• **The exercise**
Transcribe every line from the top down to the line with "plt.rcParams['mathtext.rm'] = 'Liberation", both ends included, but not the pictures.

• **Supplied material**
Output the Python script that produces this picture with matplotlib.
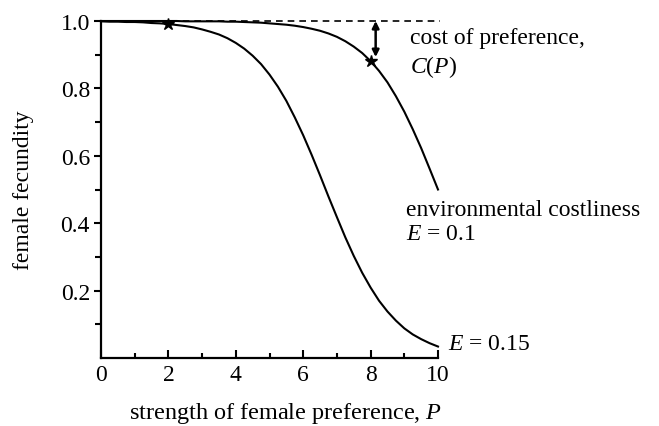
import matplotlib
matplotlib.use("Agg")
import matplotlib.pyplot as plt
from matplotlib.ticker import MultipleLocator, FixedLocator

plt.rcParams['font.family'] = ['Liberation Serif', 'DejaVu Serif']
plt.rcParams['mathtext.fontset'] = 'custom'
plt.rcParams['mathtext.it'] = 'Liberation Serif:italic'
plt.rcParams['mathtext.rm'] = 'Liberation Serif'

# strength of female preference P (read points)
P_values = [0, 0.25, 0.5, 0.75, 1, 1.25, 1.5, 1.75, 2, 2.25, 2.5, 2.75, 3, 3.25, 3.5, 3.75,
            4, 4.25, 4.5, 4.75, 5, 5.25, 5.5, 5.75, 6, 6.25, 6.5, 6.75, 7, 7.25, 7.5, 7.75,
            8, 8.25, 8.5, 8.75, 9, 9.25, 9.5, 9.75, 10]

# female fecundity, environmental costliness E = 0.15
fecundity_E015 = [0.999, 0.998, 0.998, 0.997, 0.997, 0.996, 0.994, 0.993, 0.991, 0.988,
                  0.985, 0.981, 0.975, 0.968, 0.960, 0.949, 0.935, 0.918, 0.897, 0.872,
                  0.841, 0.805, 0.763, 0.714, 0.661, 0.603, 0.542, 0.479, 0.418, 0.358,
                  0.303, 0.253, 0.209, 0.170, 0.138, 0.111, 0.088, 0.070, 0.056, 0.044,
                  0.034]

# female fecundity, environmental costliness E = 0.1
fecundity_E010 = [1.000, 1.000, 1.000, 1.000, 1.000, 1.000, 1.000, 1.000, 1.000, 1.000,
                  0.999, 0.999, 0.999, 0.999, 0.999, 0.998, 0.998, 0.997, 0.996, 0.995,
                  0.993, 0.991, 0.989, 0.986, 0.982, 0.977, 0.971, 0.963, 0.953, 0.940,
                  0.924, 0.905, 0.881, 0.852, 0.818, 0.777, 0.731, 0.679, 0.623, 0.562,
                  0.500]

# highlighted points
marker_P = [2, 8]
marker_fec = [0.991, 0.881]

x_ticks = [0, 2, 4, 6, 8, 10]
y_ticks = [0.2, 0.4, 0.6, 0.8, 1.0]
y_ticklabels = ['0.2', '0.4', '0.6', '0.8', '1.0']

FS = 17

fig = plt.figure(figsize=(6.59, 4.27), dpi=100)
ax = fig.add_axes([101/659, 1-359/427, 337/659, 337/427])

ax.plot([0, 10.05], [1.0, 1.0], color='black', lw=1.2, ls=(0, (4, 3)), clip_on=False, zorder=2)
ax.plot(P_values, fecundity_E015, color='black', lw=1.5, clip_on=False, zorder=3)
ax.plot(P_values, fecundity_E010, color='black', lw=1.5, clip_on=False, zorder=3)
ax.plot(marker_P, marker_fec, ls='none', marker='*', ms=9, color='black', clip_on=False, zorder=4)

ax.annotate('', xy=(8.15, 1.0), xytext=(8.15, 0.893),
            arrowprops=dict(arrowstyle='<|-|>', color='black', lw=1.8,
                            mutation_scale=10, shrinkA=0, shrinkB=0),
            annotation_clip=False)

ax.set_xlim(0, 10)
ax.set_ylim(0, 1.0)
ax.spines['top'].set_visible(False)
ax.spines['right'].set_visible(False)
ax.spines['left'].set_linewidth(1.6)
ax.spines['bottom'].set_linewidth(1.6)

ax.xaxis.set_major_locator(FixedLocator(x_ticks))
ax.xaxis.set_minor_locator(MultipleLocator(1))
ax.yaxis.set_major_locator(FixedLocator(y_ticks))
ax.set_yticklabels(y_ticklabels)
ax.yaxis.set_minor_locator(FixedLocator([0.1, 0.3, 0.5, 0.7, 0.9]))

ax.tick_params(axis='x', which='major', direction='in', length=6, width=1.5, labelsize=FS, pad=4)
ax.tick_params(axis='x', which='minor', direction='in', length=3.5, width=1.5)
ax.tick_params(axis='y', which='major', direction='out', length=5, width=1.5, labelsize=FS, pad=3)
ax.tick_params(axis='y', which='minor', direction='out', length=4, width=1.5)

ax.set_xlabel('strength of female preference, $P$', fontsize=17.5)
ax.xaxis.set_label_coords(0.548, -0.161)
ax.xaxis.label.set_verticalalignment('center')
ax.set_ylabel('female fecundity', fontsize=FS)
ax.yaxis.set_label_coords(-0.231, 0.5)
ax.yaxis.label.set_verticalalignment('center')

ax.text(9.18, 0.952, 'cost of preference,', fontsize=FS, ha='left', va='center')
ax.text(9.18, 0.866, '$C$($P$)', fontsize=FS, ha='left', va='center')
ax.text(9.06, 0.442, 'environmental costliness', fontsize=FS, ha='left', va='center')
ax.text(9.06, 0.368, '$E$ = 0.1', fontsize=FS, ha='left', va='center')
ax.text(10.3, 0.042, '$E$ = 0.15', fontsize=FS, ha='left', va='center')

fig.savefig('out.png', dpi=100)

• **Full output**
Output the Python script that produces this picture with matplotlib.
import matplotlib
matplotlib.use("Agg")
import matplotlib.pyplot as plt
from matplotlib.ticker import MultipleLocator, FixedLocator

plt.rcParams['font.family'] = ['Liberation Serif', 'DejaVu Serif']
plt.rcParams['mathtext.fontset'] = 'custom'
plt.rcParams['mathtext.it'] = 'Liberation Serif:italic'
plt.rcParams['mathtext.rm'] = 'Liberation Serif'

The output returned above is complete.